Write the data below out exactly as it stands. Do not include the pictures.

╔══

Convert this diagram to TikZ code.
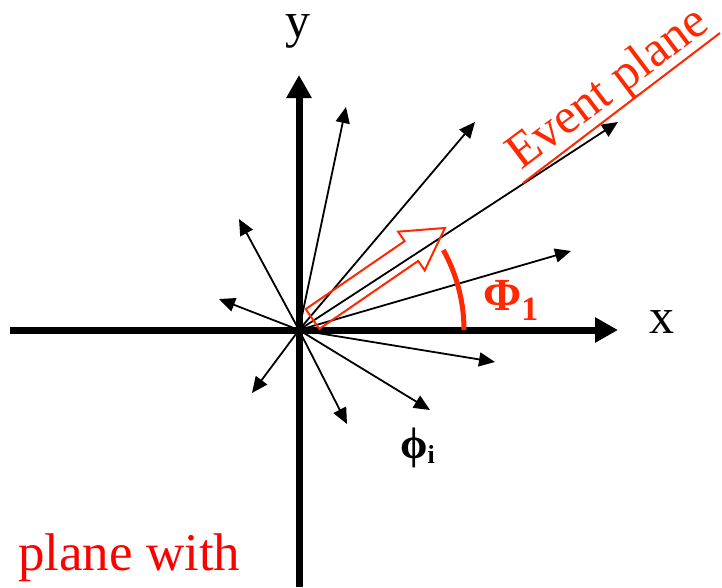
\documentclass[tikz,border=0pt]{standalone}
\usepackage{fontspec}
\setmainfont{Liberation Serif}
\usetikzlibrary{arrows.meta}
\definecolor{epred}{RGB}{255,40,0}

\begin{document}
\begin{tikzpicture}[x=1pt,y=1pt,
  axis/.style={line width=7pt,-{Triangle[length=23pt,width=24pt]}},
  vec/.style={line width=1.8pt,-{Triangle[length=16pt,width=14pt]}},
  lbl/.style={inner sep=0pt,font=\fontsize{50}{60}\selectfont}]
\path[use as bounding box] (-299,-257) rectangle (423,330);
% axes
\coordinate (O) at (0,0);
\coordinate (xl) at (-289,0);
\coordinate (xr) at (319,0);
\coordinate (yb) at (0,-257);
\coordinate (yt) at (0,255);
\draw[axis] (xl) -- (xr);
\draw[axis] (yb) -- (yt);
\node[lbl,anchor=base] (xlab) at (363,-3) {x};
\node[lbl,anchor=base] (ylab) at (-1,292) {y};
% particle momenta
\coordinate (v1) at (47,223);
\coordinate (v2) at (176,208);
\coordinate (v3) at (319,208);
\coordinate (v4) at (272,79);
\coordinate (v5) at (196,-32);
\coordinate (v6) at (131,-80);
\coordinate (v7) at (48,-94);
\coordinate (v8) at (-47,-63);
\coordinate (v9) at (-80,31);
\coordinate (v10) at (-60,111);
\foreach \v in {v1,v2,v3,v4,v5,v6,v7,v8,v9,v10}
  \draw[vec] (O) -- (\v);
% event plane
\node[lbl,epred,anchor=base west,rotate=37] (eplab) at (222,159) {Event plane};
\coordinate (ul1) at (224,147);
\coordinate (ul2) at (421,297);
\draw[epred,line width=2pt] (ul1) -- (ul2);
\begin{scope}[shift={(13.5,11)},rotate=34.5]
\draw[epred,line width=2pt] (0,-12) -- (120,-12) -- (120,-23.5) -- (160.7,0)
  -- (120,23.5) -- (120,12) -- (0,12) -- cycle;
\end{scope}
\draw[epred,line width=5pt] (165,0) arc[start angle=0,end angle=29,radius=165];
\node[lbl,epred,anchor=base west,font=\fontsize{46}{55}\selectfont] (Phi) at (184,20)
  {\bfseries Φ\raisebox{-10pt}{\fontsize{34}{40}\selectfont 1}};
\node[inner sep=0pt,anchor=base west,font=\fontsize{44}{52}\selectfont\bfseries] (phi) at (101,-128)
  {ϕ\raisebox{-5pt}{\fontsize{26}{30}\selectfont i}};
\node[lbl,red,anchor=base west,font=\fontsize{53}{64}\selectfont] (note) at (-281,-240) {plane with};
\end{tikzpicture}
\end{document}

╚══

SOLVED EXERCISE -
Convert this diagram to TikZ code.
\documentclass[tikz,border=0pt]{standalone}
\usepackage{fontspec}
\setmainfont{Liberation Serif}
\usetikzlibrary{arrows.meta}
\definecolor{epred}{RGB}{255,40,0}

\begin{document}
\begin{tikzpicture}[x=1pt,y=1pt,
  axis/.style={line width=7pt,-{Triangle[length=23pt,width=24pt]}},
  vec/.style={line width=1.8pt,-{Triangle[length=16pt,width=14pt]}},
  lbl/.style={inner sep=0pt,font=\fontsize{50}{60}\selectfont}]
\path[use as bounding box] (-299,-257) rectangle (423,330);
% axes
\coordinate (O) at (0,0);
\coordinate (xl) at (-289,0);
\coordinate (xr) at (319,0);
\coordinate (yb) at (0,-257);
\coordinate (yt) at (0,255);
\draw[axis] (xl) -- (xr);
\draw[axis] (yb) -- (yt);
\node[lbl,anchor=base] (xlab) at (363,-3) {x};
\node[lbl,anchor=base] (ylab) at (-1,292) {y};
% particle momenta
\coordinate (v1) at (47,223);
\coordinate (v2) at (176,208);
\coordinate (v3) at (319,208);
\coordinate (v4) at (272,79);
\coordinate (v5) at (196,-32);
\coordinate (v6) at (131,-80);
\coordinate (v7) at (48,-94);
\coordinate (v8) at (-47,-63);
\coordinate (v9) at (-80,31);
\coordinate (v10) at (-60,111);
\foreach \v in {v1,v2,v3,v4,v5,v6,v7,v8,v9,v10}
  \draw[vec] (O) -- (\v);
% event plane
\node[lbl,epred,anchor=base west,rotate=37] (eplab) at (222,159) {Event plane};
\coordinate (ul1) at (224,147);
\coordinate (ul2) at (421,297);
\draw[epred,line width=2pt] (ul1) -- (ul2);
\begin{scope}[shift={(13.5,11)},rotate=34.5]
\draw[epred,line width=2pt] (0,-12) -- (120,-12) -- (120,-23.5) -- (160.7,0)
  -- (120,23.5) -- (120,12) -- (0,12) -- cycle;
\end{scope}
\draw[epred,line width=5pt] (165,0) arc[start angle=0,end angle=29,radius=165];
\node[lbl,epred,anchor=base west,font=\fontsize{46}{55}\selectfont] (Phi) at (184,20)
  {\bfseries Φ\raisebox{-10pt}{\fontsize{34}{40}\selectfont 1}};
\node[inner sep=0pt,anchor=base west,font=\fontsize{44}{52}\selectfont\bfseries] (phi) at (101,-128)
  {ϕ\raisebox{-5pt}{\fontsize{26}{30}\selectfont i}};
\node[lbl,red,anchor=base west,font=\fontsize{53}{64}\selectfont] (note) at (-281,-240) {plane with};
\end{tikzpicture}
\end{document}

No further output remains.